### Data segment
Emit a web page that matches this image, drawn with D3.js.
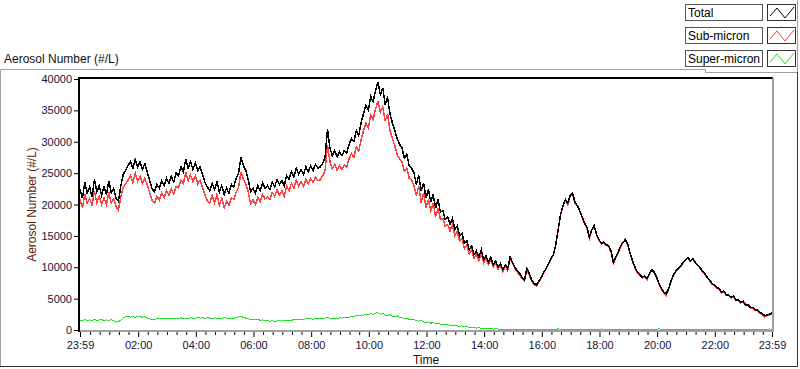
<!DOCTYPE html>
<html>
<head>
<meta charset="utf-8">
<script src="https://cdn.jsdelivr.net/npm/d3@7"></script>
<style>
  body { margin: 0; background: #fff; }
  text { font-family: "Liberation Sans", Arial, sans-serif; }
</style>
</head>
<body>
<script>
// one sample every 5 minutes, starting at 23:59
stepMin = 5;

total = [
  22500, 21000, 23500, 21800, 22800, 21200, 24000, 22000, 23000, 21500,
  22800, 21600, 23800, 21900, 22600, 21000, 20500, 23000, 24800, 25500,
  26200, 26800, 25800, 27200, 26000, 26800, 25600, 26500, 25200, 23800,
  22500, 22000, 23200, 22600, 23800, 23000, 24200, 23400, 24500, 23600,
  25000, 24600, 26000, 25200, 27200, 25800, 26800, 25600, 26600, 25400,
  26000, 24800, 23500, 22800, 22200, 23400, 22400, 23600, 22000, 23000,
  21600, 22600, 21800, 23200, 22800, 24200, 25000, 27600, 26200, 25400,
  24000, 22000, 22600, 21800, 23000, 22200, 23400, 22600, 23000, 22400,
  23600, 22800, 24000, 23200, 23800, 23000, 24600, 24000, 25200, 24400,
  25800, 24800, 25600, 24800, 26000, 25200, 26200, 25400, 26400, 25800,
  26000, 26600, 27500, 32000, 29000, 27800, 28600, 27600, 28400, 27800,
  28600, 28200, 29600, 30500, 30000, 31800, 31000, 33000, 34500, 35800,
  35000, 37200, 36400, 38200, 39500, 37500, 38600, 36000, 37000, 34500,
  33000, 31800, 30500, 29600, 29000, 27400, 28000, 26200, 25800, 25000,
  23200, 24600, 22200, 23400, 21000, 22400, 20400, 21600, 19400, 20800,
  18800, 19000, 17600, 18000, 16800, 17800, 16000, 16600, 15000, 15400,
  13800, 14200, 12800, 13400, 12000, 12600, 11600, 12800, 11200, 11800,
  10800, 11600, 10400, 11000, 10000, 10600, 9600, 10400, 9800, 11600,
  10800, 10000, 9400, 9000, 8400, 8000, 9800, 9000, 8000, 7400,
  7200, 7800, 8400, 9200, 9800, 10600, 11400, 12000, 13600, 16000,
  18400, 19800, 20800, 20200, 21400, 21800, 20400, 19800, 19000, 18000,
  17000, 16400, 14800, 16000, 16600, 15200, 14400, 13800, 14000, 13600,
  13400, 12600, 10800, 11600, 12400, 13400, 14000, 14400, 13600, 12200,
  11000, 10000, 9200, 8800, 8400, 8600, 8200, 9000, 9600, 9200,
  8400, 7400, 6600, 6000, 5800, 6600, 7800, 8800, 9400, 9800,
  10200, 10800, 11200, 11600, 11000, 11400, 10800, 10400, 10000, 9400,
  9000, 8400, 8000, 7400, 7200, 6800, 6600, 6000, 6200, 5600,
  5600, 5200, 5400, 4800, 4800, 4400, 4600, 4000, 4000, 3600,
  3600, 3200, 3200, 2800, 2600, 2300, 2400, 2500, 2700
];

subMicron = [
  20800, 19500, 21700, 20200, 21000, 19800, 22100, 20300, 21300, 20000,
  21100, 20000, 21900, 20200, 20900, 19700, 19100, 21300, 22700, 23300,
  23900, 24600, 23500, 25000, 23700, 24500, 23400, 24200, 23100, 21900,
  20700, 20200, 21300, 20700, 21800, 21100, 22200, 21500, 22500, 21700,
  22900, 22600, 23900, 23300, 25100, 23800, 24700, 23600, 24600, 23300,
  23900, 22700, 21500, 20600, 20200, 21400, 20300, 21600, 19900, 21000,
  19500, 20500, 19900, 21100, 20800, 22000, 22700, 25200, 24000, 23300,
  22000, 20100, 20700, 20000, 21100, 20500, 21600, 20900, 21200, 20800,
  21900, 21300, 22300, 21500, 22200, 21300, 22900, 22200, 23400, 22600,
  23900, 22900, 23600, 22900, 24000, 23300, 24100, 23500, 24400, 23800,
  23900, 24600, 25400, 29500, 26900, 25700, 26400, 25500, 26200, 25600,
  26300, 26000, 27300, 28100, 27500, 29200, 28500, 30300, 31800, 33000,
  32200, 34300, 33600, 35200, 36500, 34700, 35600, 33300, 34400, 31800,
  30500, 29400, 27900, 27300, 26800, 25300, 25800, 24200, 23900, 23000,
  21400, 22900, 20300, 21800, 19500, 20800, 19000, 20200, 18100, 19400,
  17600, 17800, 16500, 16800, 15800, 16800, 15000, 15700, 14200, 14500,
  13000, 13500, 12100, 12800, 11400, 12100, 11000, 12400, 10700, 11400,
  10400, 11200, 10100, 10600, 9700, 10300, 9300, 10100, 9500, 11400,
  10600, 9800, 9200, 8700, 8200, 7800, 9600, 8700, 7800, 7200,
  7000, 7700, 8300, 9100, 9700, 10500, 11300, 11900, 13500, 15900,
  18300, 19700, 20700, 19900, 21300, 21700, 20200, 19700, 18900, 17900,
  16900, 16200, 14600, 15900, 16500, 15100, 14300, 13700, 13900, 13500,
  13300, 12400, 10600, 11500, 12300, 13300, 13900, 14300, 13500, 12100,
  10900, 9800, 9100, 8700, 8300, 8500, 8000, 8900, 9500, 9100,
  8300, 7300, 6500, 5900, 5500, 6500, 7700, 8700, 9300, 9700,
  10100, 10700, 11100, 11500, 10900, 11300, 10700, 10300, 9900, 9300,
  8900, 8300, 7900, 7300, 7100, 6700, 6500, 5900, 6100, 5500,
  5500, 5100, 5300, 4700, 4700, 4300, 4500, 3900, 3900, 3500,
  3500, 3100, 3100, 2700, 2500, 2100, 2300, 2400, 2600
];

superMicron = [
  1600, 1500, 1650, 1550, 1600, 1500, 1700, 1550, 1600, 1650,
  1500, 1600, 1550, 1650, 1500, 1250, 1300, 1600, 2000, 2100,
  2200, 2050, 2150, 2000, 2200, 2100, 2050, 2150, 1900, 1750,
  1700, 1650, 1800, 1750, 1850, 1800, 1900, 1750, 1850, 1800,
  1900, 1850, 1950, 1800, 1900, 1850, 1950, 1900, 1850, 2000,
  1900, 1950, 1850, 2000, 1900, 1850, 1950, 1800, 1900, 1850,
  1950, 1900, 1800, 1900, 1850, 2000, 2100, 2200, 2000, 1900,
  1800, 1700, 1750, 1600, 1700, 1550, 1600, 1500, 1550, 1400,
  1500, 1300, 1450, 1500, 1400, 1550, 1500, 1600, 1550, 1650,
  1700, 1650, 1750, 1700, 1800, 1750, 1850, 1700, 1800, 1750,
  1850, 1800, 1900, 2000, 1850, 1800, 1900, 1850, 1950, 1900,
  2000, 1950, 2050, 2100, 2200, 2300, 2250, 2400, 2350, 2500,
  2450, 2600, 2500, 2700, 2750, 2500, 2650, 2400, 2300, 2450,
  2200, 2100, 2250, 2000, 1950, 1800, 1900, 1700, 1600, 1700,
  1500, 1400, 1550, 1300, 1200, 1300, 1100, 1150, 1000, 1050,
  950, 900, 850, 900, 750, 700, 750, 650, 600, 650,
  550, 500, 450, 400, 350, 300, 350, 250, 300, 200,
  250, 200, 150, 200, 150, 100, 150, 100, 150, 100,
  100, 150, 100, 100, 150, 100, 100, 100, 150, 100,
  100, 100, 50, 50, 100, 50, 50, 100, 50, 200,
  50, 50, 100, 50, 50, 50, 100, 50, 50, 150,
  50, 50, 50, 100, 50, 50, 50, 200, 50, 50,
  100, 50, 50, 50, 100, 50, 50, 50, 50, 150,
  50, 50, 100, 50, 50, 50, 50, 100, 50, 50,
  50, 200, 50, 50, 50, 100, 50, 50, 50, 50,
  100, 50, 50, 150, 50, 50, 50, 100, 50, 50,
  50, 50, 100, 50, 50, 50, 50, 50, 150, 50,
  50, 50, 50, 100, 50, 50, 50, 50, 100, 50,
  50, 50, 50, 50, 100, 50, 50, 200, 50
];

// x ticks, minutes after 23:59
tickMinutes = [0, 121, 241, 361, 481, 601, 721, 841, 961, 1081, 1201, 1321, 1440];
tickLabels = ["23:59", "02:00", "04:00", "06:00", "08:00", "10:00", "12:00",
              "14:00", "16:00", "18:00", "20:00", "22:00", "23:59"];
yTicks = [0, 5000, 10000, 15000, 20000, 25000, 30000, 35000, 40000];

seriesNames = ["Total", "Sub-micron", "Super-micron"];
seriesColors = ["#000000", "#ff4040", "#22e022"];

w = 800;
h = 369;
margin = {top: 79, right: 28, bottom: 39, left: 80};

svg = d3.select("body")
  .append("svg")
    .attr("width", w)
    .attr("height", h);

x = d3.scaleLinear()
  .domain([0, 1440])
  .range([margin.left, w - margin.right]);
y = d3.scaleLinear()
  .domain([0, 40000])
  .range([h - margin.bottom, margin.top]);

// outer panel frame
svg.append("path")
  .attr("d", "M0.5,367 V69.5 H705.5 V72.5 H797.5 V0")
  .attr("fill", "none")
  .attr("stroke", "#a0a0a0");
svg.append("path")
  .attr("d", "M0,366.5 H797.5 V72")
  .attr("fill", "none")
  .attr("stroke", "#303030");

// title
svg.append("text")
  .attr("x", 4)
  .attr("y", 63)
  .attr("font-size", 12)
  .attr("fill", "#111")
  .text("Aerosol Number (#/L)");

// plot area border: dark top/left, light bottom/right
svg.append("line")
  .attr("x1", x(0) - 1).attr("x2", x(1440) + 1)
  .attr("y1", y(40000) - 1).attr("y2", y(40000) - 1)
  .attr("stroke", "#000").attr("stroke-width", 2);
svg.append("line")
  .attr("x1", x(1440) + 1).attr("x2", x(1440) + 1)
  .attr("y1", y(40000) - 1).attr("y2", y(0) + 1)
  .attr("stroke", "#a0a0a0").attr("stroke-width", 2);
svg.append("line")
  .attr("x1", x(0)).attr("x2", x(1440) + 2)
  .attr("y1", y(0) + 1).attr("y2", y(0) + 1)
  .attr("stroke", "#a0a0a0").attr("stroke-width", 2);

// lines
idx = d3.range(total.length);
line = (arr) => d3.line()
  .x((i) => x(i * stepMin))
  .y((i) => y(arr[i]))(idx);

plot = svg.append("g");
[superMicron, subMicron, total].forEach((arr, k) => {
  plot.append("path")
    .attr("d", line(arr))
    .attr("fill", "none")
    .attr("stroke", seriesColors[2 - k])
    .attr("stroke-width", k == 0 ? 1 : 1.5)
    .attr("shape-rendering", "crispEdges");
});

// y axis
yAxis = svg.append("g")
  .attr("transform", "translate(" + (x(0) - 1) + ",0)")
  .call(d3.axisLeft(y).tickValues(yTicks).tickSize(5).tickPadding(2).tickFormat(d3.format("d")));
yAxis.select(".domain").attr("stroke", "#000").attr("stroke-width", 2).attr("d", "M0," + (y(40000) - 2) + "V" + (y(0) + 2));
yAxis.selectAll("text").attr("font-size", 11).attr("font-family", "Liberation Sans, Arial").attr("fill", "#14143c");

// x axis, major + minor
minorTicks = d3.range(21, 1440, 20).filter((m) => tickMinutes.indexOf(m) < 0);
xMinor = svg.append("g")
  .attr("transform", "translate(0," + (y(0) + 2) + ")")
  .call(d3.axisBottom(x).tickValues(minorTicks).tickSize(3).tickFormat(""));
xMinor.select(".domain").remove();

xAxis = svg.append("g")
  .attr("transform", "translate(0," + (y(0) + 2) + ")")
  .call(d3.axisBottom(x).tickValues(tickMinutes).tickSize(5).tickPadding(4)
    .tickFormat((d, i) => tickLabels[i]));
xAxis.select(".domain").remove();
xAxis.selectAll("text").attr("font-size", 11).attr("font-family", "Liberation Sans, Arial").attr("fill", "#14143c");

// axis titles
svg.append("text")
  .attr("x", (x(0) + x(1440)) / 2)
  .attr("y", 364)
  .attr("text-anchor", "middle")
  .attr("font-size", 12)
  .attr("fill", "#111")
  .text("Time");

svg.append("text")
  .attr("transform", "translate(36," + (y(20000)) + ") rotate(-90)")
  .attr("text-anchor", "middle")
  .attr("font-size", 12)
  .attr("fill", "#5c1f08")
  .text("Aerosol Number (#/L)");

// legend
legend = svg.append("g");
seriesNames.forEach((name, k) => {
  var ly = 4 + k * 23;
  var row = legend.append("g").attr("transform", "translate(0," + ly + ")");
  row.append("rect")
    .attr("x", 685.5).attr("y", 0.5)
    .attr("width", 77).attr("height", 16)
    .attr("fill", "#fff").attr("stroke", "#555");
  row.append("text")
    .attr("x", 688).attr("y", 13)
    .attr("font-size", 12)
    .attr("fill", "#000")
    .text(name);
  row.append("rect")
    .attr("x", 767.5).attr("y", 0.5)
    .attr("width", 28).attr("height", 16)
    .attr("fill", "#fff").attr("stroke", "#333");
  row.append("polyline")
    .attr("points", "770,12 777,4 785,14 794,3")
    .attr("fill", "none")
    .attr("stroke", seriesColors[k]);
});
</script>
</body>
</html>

### Aim
Return nothing but the lines running from the start of the data to the line with "stepMin = 5;", please, both ends included and no pictures.

### Output below
Emit a web page that matches this image, drawn with D3.js.
<!DOCTYPE html>
<html>
<head>
<meta charset="utf-8">
<script src="https://cdn.jsdelivr.net/npm/d3@7"></script>
<style>
  body { margin: 0; background: #fff; }
  text { font-family: "Liberation Sans", Arial, sans-serif; }
</style>
</head>
<body>
<script>
// one sample every 5 minutes, starting at 23:59
stepMin = 5;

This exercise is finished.